For the data below, transcribe the part that opens with the line containing "Emit a LaTeX" and closes with the line containing "[rotate=116] (a5) at", exactly and with no pictures.
** BEGIN **
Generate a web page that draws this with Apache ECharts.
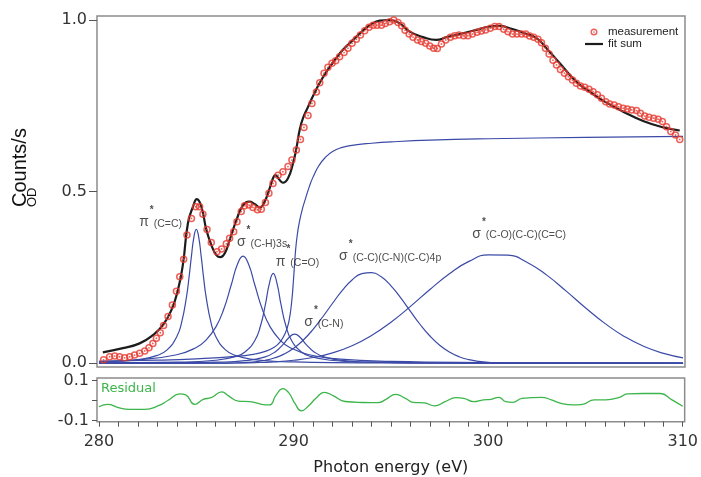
<!DOCTYPE html>
<html><head><meta charset="utf-8">
<script src="https://cdn.jsdelivr.net/npm/echarts@6/dist/echarts.min.js"></script>
<style>html,body{margin:0;padding:0;background:#fff}#c{width:701px;height:477px}</style>
</head><body><div id="c"></div>
<script>
// ---- measurement (red circles) ----
const measEnergy = [
280.24,280.55,280.81,281.06,281.32,281.58,281.83,282.09,282.35,282.57,
282.77,282.95,283.15,283.32,283.55,283.77,283.98,284.15,284.35,284.52,
284.75,284.97,285.17,285.34,285.55,285.77,286.06,286.30,286.54,286.71,
286.92,287.09,287.31,287.48,287.71,287.91,288.14,288.34,288.55,288.73,
288.94,289.20,289.45,289.71,289.91,290.14,290.35,290.53,290.74,290.94,
291.17,291.34,291.56,291.76,291.97,292.16,292.36,292.59,292.79,293.00,
293.22,293.43,293.65,293.87,294.08,294.28,294.51,294.71,294.93,295.14,
295.36,295.55,295.72,295.93,296.13,296.36,296.56,296.78,296.99,297.19,
297.38,297.59,297.81,298.05,298.27,298.49,298.73,298.95,299.18,299.42,
299.64,299.86,300.10,300.33,300.55,300.79,301.01,301.24,301.47,301.70,
301.92,302.12,302.33,302.55,302.73,302.93,303.12,303.32,303.50,303.70,
303.91,304.11,304.32,304.52,304.73,304.95,305.17,305.38,305.60,305.81,
306.03,306.23,306.46,306.68,306.92,307.14,307.36,307.61,307.81,308.03,
308.25,308.49,308.72,308.94,309.15,309.37,309.61,309.83];
const measValue = [
0.010,0.019,0.021,0.019,0.016,0.019,0.024,0.029,0.036,0.045,
0.058,0.073,0.089,0.110,0.136,0.170,0.210,0.252,0.303,0.374,
0.422,0.456,0.456,0.434,0.390,0.352,0.325,0.333,0.348,0.364,
0.383,0.412,0.442,0.459,0.461,0.454,0.447,0.449,0.468,0.495,
0.524,0.548,0.558,0.573,0.592,0.621,0.652,0.687,0.722,0.757,
0.790,0.817,0.845,0.862,0.874,0.881,0.893,0.905,0.918,0.932,
0.944,0.956,0.969,0.979,0.985,0.985,0.985,0.990,0.995,1.000,
0.993,0.983,0.970,0.959,0.950,0.942,0.937,0.932,0.924,0.918,
0.917,0.930,0.942,0.950,0.954,0.956,0.954,0.954,0.959,0.964,
0.968,0.971,0.976,0.981,0.981,0.973,0.966,0.959,0.959,0.959,
0.959,0.953,0.950,0.944,0.934,0.918,0.901,0.883,0.869,0.856,
0.845,0.835,0.825,0.816,0.808,0.804,0.798,0.791,0.782,0.772,
0.762,0.755,0.752,0.747,0.743,0.741,0.738,0.736,0.728,0.720,
0.717,0.714,0.711,0.704,0.689,0.675,0.665,0.652];

// ---- fit sum (black) ----
const fitEnergy = [280.20,281.23,282.09,282.77,283.29,283.72,284.06,284.32,284.57,284.83,
285.03,285.26,285.52,285.77,286.03,286.24,286.46,286.71,287.06,287.40,
287.71,288.00,288.26,288.51,288.77,288.94,289.06,289.28,289.45,289.71,
289.97,290.14,290.31,290.48,290.74,291.00,291.34,291.68,292.11,292.53,
293.05,293.56,293.99,294.42,294.93,295.45,295.96,296.64,297.33,297.85,
298.53,299.39,300.07,300.58,301.10,301.78,302.47,302.98,303.67,304.52,
305.21,305.89,306.92,307.95,308.98,309.83];
const fitValue = [0.032,0.044,0.058,0.082,0.112,0.155,0.214,0.291,0.408,0.456,
0.478,0.456,0.388,0.345,0.315,0.309,0.320,0.359,0.417,0.461,
0.471,0.464,0.454,0.471,0.510,0.539,0.548,0.534,0.526,0.539,
0.583,0.626,0.680,0.714,0.747,0.779,0.817,0.849,0.883,0.913,
0.942,0.969,0.988,0.998,1.000,0.990,0.966,0.950,0.942,0.950,
0.959,0.971,0.981,0.983,0.976,0.963,0.947,0.918,0.874,0.820,
0.791,0.765,0.733,0.706,0.687,0.678];

// ---- fit components (blue) ----
const piCC_E = [280,281,282,283,283.5,284,284.25,284.5,284.625,284.75,284.875,285,285.125,285.25,285.375,285.5,285.75,286,286.5,287,288,289,290,292,295,300,305,310];
const piCC_V = [0.0039,0.006,0.0105,0.0229,0.039,0.078,0.12,0.195,0.2496,0.312,0.367,0.39,0.367,0.312,0.2496,0.195,0.12,0.078,0.039,0.0229,0.0105,0.006,0.0039,0.002,0.001,0.0004,0.0002,0.0002];
const sigCH_E = [280,282,284,285,285.5,286,286.4,286.8,287.1,287.4,287.7,288,288.4,288.8,289.3,289.8,290.8,292.4,295,300,305,310];
const sigCH_V = [0.0056,0.0103,0.0248,0.0462,0.0677,0.1054,0.156,0.2294,0.2862,0.312,0.2862,0.2294,0.156,0.1054,0.0677,0.0462,0.0248,0.012,0.0053,0.002,0.001,0.0006];
const piCO_E = [280,284,286,287,287.5,288,288.3,288.55,288.75,288.95,289.15,289.35,289.6,289.9,290.4,290.9,291.9,293.9,297,302,310];
const piCO_V = [0.001,0.0032,0.0088,0.0193,0.033,0.0658,0.1093,0.1714,0.2314,0.262,0.2314,0.1714,0.1093,0.0658,0.033,0.0193,0.0088,0.0032,0.0012,0.0005,0.0002];
const sigCN_E = [280,284,286,287.5,288.5,289.05,289.45,289.75,290.05,290.35,290.65,291.05,291.6,292.6,294.1,296.1,300,305,310];
const sigCN_V = [0.0005,0.0015,0.0032,0.0076,0.0179,0.0332,0.0544,0.0745,0.085,0.0745,0.0544,0.0332,0.0179,0.0076,0.0032,0.0015,0.0006,0.0002,0.0001];
const sigCC_E = [280,286,287,288,288.5,289,289.5,290,290.5,291,291.5,292,292.5,293,293.5,294,294.5,295,295.5,296,296.5,297,297.5,298,298.5,299,299.5,300,301,302,310];
const sigCC_V = [0,0.0002,0.0009,0.0042,0.0082,0.0153,0.0267,0.0439,0.0679,0.0989,0.1356,0.1749,0.2124,0.2427,0.2611,0.2643,0.2518,0.2257,0.1904,0.1512,0.113,0.0795,0.0526,0.0328,0.0192,0.0106,0.0055,0.0027,0.0005,0.0001,0];
const sigCO_E = [280,285,286,287,288,289,290,291,292,293,294,295,296,297,298,299,300,301,302,303,304,305,306,307,308,309,310];
const sigCO_V = [0,0.0001,0.0003,0.0008,0.0019,0.0043,0.0088,0.0169,0.0304,0.0513,0.081,0.1198,0.1658,0.215,0.261,0.2968,0.3159,0.3149,0.2938,0.2568,0.2101,0.161,0.1155,0.0776,0.0488,0.0288,0.0159];
const step_E = [280,283,285,287,288,288.5,289,289.3,289.55,289.75,289.9,290.0,290.1,290.2,290.3,290.45,290.6,290.8,291.0,291.3,291.6,292.0,292.5,293,294,295,297,300,305,310];
const step_V = [0.006,0.009,0.013,0.02,0.027,0.034,0.047,0.062,0.085,0.12,0.18,0.25,0.33,0.38,0.413,0.45,0.478,0.514,0.543,0.576,0.598,0.617,0.629,0.635,0.641,0.645,0.650,0.654,0.658,0.661];

// ---- residual (green) ----
const resEnergy = [280.00,280.46,280.96,281.56,282.36,283.06,283.56,284.16,284.46,284.92,
285.36,285.76,286.32,286.66,287.16,287.76,288.36,288.76,289.11,289.45,
289.75,290.08,290.40,290.78,291.15,291.58,292.05,292.65,293.55,294.35,
294.75,295.25,295.75,296.16,296.72,297.25,297.79,298.35,298.75,299.25,
299.75,300.15,300.55,300.91,301.25,301.75,302.75,303.25,303.75,304.35,
304.85,305.45,306.05,306.75,307.15,307.95,308.85,309.45,310.00];
const resValue = [-0.030,-0.018,-0.033,-0.043,-0.043,-0.025,0.002,0.034,0.029,-0.018,
0.007,0.015,0.044,0.024,-0.002,-0.005,-0.018,-0.021,0.029,0.060,
0.040,-0.015,-0.051,-0.025,0.012,0.042,0.024,-0.004,-0.009,-0.010,
0.007,0.032,0.012,-0.008,-0.011,-0.026,-0.005,0.015,0.012,-0.005,
0.004,0.007,0.017,-0.005,-0.008,0.012,0.017,0.004,-0.013,-0.021,
-0.018,0.004,0.004,0.017,0.034,0.036,0.036,0.004,-0.028];

// ---- ticks ----
const xTickValues = [280,281,282,283,284,285,286,287,288,289,290,291,292,293,294,295,296,297,298,299,300,301,302,303,304,305,306,307,308,309,310];
const xLabelValues = [280,290,300,310];
const yTickValues = [0,0.5,1.0];
const resTickValues = [-0.1,0,0.1];
const resLabelValues = [-0.1,0.1];

// ---- peak annotations ----
const annoGlyph = ['π','σ','π','σ','σ','σ'];
const annoText = ['(C=C)','(C-H)3s','(C=O)','(C-N)','(C-C)(C-N)(C-C)4p','(C-O)(C-C)(C=C)'];
const annoE = [282.09,287.11,289.11,290.57,292.36,299.2];
const annoV = [0.388,0.33,0.274,0.0967,0.289,0.3545];

const zip = (a,b)=>a.map((x,i)=>[x,b[i]]);
const BLUE = '#3b4aa6', RED = '#e63a30', GREEN = '#3cb54a';
const TICKFONT = 'DejaVu Sans', LABFONT = 'Liberation Sans';
const RING = 'path://M10 0A10 10 0 1 1 -10 0A10 10 0 1 1 10 0ZM6.0 0A6.0 6.0 0 1 0 -6.0 0A6.0 6.0 0 1 0 6.0 0ZM2.4 0A2.4 2.4 0 1 1 -2.4 0A2.4 2.4 0 1 1 2.4 0Z';
const LINEICON = 'path://M0 0H18V2.2H0Z';

const comps = [[piCC_E,piCC_V],[sigCH_E,sigCH_V],[piCO_E,piCO_V],[sigCN_E,sigCN_V],[sigCC_E,sigCC_V],[sigCO_E,sigCO_V],[step_E,step_V]];

const series = comps.map(c=>({type:'line', xAxisIndex:0, yAxisIndex:0, data:zip(c[0],c[1]), smooth:true, symbol:'none', silent:true, z:2,
  lineStyle:{color:BLUE, width:1.2}}));
series.push({name:'fit sum', type:'line', xAxisIndex:0, yAxisIndex:0, data:zip(fitEnergy,fitValue), smooth:true, symbol:'none', z:3,
  lineStyle:{color:'#1c1c1c', width:2.2}, itemStyle:{color:'#1c1c1c'}});
series.push({name:'measurement', type:'scatter', xAxisIndex:0, yAxisIndex:0, data:zip(measEnergy,measValue), symbol:RING, symbolSize:7.5, z:4,
  itemStyle:{color:RED}});
series.push({type:'scatter', xAxisIndex:0, yAxisIndex:0, silent:true, z:5, symbolSize:1, itemStyle:{color:'rgba(0,0,0,0)'},
  data: annoE.map((e,i)=>[e, annoV[i]]),
  label:{show:true, position:[0,0], align:'left', verticalAlign:'bottom',
    formatter: p=>'{g|'+annoGlyph[p.dataIndex]+'}{s|*}{t|'+annoText[p.dataIndex]+'}',
    rich:{
      g:{fontFamily:LABFONT, fontSize:14, color:'#222', lineHeight:24, verticalAlign:'bottom'},
      s:{fontFamily:LABFONT, fontSize:10, fontWeight:'bold', color:'#222', lineHeight:9, verticalAlign:'top', padding:[0,0,0,1]},
      t:{fontFamily:LABFONT, fontSize:10.5, color:'#222', lineHeight:20, verticalAlign:'bottom'}
    }}});
series.push({type:'line', xAxisIndex:1, yAxisIndex:1, data:zip(resEnergy,resValue), smooth:true, symbol:'none', silent:true,
  lineStyle:{color:GREEN, width:1.3}});

const tickStyle = {color:'#555', width:1};
const option = {
  animation:false,
  backgroundColor:'#fff',
  grid:[
    {left:97, top:16, width:588, height:351, show:true, borderColor:'#8c8c8c', borderWidth:1.5},
    {left:97, top:378, width:588, height:43.7, show:true, borderColor:'#8c8c8c', borderWidth:1.5}
  ],
  xAxis:[
    {type:'value', gridIndex:0, min:279.9, max:310.1, axisLine:{show:false, onZero:false}, axisTick:{show:false}, axisLabel:{show:false}, splitLine:{show:false}},
    {type:'value', gridIndex:1, min:279.9, max:310.1, position:'bottom', axisLine:{show:false, onZero:false}, splitLine:{show:false},
      axisTick:{show:true, customValues:xTickValues, length:5, lineStyle:tickStyle},
      axisLabel:{customValues:xLabelValues, fontFamily:TICKFONT, fontSize:16, color:'#333', margin:12},
      name:'Photon energy (eV)', nameLocation:'middle', nameGap:38,
      nameTextStyle:{fontFamily:TICKFONT, fontSize:16, color:'#222'}}
  ],
  yAxis:[
    {type:'value', gridIndex:0, min:-0.0108, max:1.0116, axisLine:{show:false, onZero:false}, splitLine:{show:false},
      axisTick:{show:true, customValues:yTickValues, length:8, lineStyle:tickStyle},
      axisLabel:{customValues:yTickValues, formatter:v=>v.toFixed(1), fontFamily:TICKFONT, fontSize:16, color:'#333', margin:10}},
    {type:'value', gridIndex:1, min:-0.105, max:0.1135, axisLine:{show:false, onZero:false}, splitLine:{show:false},
      axisTick:{show:true, customValues:resTickValues, length:5, lineStyle:tickStyle},
      axisLabel:{customValues:resLabelValues, formatter:v=>v.toFixed(1), fontFamily:TICKFONT, fontSize:16, color:'#333', margin:8}}
  ],
  legend:{left:585, top:26, orient:'vertical', padding:0, itemGap:0, itemWidth:18, itemHeight:7,
    textStyle:{fontFamily:LABFONT, fontSize:11.5, color:'#222'},
    data:[{name:'measurement', icon:RING}, {name:'fit sum', icon:LINEICON}]},
  graphic:[
    {type:'text', x:20.5, y:207, rotation:Math.PI/2, style:{text:'Counts/s', fontFamily:LABFONT, fontSize:20, fill:'#111', align:'left', verticalAlign:'middle'}},
    {type:'text', x:32.5, y:207, rotation:Math.PI/2, style:{text:'OD', fontFamily:LABFONT, fontSize:13, fill:'#111', align:'left', verticalAlign:'middle'}},
    {type:'text', x:101, y:389, style:{text:'Residual', fontFamily:TICKFONT, fontSize:13, fill:GREEN, align:'left', verticalAlign:'middle'}}
  ],
  series
};
const chart = echarts.init(document.getElementById('c'));
chart.setOption(option);
</script></body></html>
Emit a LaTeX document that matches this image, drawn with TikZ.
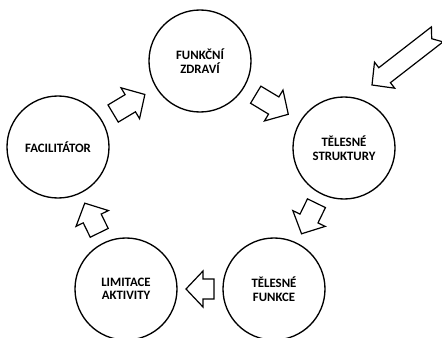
\documentclass[tikz,border=0pt]{standalone}
\usepackage{fontspec}
\setmainfont{Carlito}
\usepackage{tikz}
\usetikzlibrary{calc}

\tikzset{
  circ/.style={circle, draw, line width=1pt, minimum size=76.5pt, inner sep=0pt, align=center, font=\fontsize{9.6}{10.2}\selectfont\bfseries},
  blkline/.style={line width=0.9pt, fill=white, line join=miter},
  blkarrow/.pic={
    \draw [blkline] (-#1,-10) -- ({#1-17},-10) -- ({#1-17},-18) -- (#1,0) -- ({#1-17},18) -- ({#1-17},10) -- (-#1,10) -- cycle ;
  }
}

\begin{document}
\begin{tikzpicture}[x=0.75pt,y=0.75pt,yscale=-1,xscale=1]
\useasboundingbox (0,0) rectangle (442,338);
\clip (0,0) rectangle (442,338);

%Shape: Circle
\node [circ] (fz) at (200,61) {FUNKČNÍ\\ZDRAVÍ};
%Shape: Circle
\node [circ] (ts) at (344,148) {TĚLESNÉ\\STRUKTURY};
%Shape: Circle
\node [circ] (tf) at (274,289) {TĚLESNÉ\\FUNKCE};
%Shape: Circle
\node [circ] (la) at (126,289) {LIMITACE\\AKTIVITY};
%Shape: Circle
\node [circ] (fac) at (58,147) {FACILITÁTOR};

%Right Arrow
\pic [rotate=31] (a1) at ($(fac)!0.5!(fz)$) {blkarrow=18.5};
%Right Arrow
\pic [rotate=-31] (a2) at ($(fz)!0.5!(ts)$) {blkarrow=19};
%Right Arrow
\pic [rotate=-116] (a3) at ($(ts)!0.5!(tf)$) {blkarrow=17};
%Right Arrow
\pic [rotate=180] (a4) at ($(tf)!0.5!(la)$) {blkarrow=14};
%Right Arrow
\pic [rotate=116] (a5) at ($(la)!0.5!(fac)$) {blkarrow=16.5};

%Notched Right Arrow
\draw [blkline] (372,85) -- (394.7,88.2) -- (390.4,82.7) -- (443,41.9) -- (431.7,38.7) -- (431.4,26.9) -- (378.8,67.7) -- (374.5,62.2) -- cycle ;

\end{tikzpicture}
\end{document}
** END **
-- Solution to the problem --
Emit a LaTeX document that matches this image, drawn with TikZ.
\documentclass[tikz,border=0pt]{standalone}
\usepackage{fontspec}
\setmainfont{Carlito}
\usepackage{tikz}
\usetikzlibrary{calc}

\tikzset{
  circ/.style={circle, draw, line width=1pt, minimum size=76.5pt, inner sep=0pt, align=center, font=\fontsize{9.6}{10.2}\selectfont\bfseries},
  blkline/.style={line width=0.9pt, fill=white, line join=miter},
  blkarrow/.pic={
    \draw [blkline] (-#1,-10) -- ({#1-17},-10) -- ({#1-17},-18) -- (#1,0) -- ({#1-17},18) -- ({#1-17},10) -- (-#1,10) -- cycle ;
  }
}

\begin{document}
\begin{tikzpicture}[x=0.75pt,y=0.75pt,yscale=-1,xscale=1]
\useasboundingbox (0,0) rectangle (442,338);
\clip (0,0) rectangle (442,338);

%Shape: Circle
\node [circ] (fz) at (200,61) {FUNKČNÍ\\ZDRAVÍ};
%Shape: Circle
\node [circ] (ts) at (344,148) {TĚLESNÉ\\STRUKTURY};
%Shape: Circle
\node [circ] (tf) at (274,289) {TĚLESNÉ\\FUNKCE};
%Shape: Circle
\node [circ] (la) at (126,289) {LIMITACE\\AKTIVITY};
%Shape: Circle
\node [circ] (fac) at (58,147) {FACILITÁTOR};

%Right Arrow
\pic [rotate=31] (a1) at ($(fac)!0.5!(fz)$) {blkarrow=18.5};
%Right Arrow
\pic [rotate=-31] (a2) at ($(fz)!0.5!(ts)$) {blkarrow=19};
%Right Arrow
\pic [rotate=-116] (a3) at ($(ts)!0.5!(tf)$) {blkarrow=17};
%Right Arrow
\pic [rotate=180] (a4) at ($(tf)!0.5!(la)$) {blkarrow=14};
%Right Arrow
\pic [rotate=116] (a5) at ($(la)!0.5!(fac)$) {blkarrow=16.5};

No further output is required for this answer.